Nine federal agencies expedite transmission lines on federal lands

by Jbs111009 i3 — November 13, 2009—Obama administration officials recently released a Memorandum of Understanding (MOU) (.pdf file) signed by nine federal departments and agencies to make it faster and simpler to build transmission lines on federal lands.

The goal of the agreement is to speed approval of new transmission lines, reduce expense and uncertainty in the process, generate cost savings, increase accessibility to renewable energy, and jumpstart job creation.

As President Obama announced in his speech the day before, the agreement “will help break down the bureaucratic barriers that currently make it slow and costly to build new transmission lines on federal lands.”

The MOU was signed by the U.S. Departments of Agriculture, Commerce, Defense, Energy, and Interior; the Environmental Protection Agency; the White House Council on Environmental Quality; the Federal Energy Regulatory Commission; and the Advisory Council on Historic Preservation.

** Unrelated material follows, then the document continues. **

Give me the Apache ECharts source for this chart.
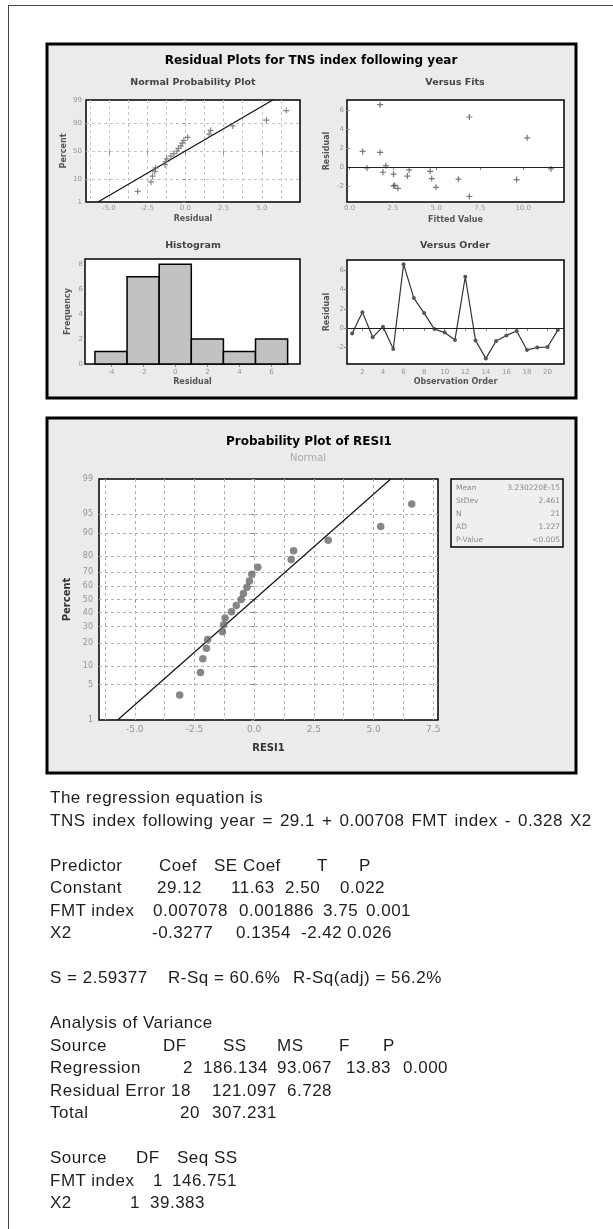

The agreement will cut the approval time for obtaining federal permits by designating a single point of contact for all federal authorizations, establishing clear timelines for agency review, facilitating coordination and unified environmental documentation among all agencies involved in the siting and permitting process, and establishing a single consolidated environmental review and administrative record.

As a result of the new process, applicants will go to a single lead agency that will coordinate all permits and approvals. However, the MOU does not alter the authority of any participating agencies, and all existing environmental reviews and safeguards are fully maintained, notes the government.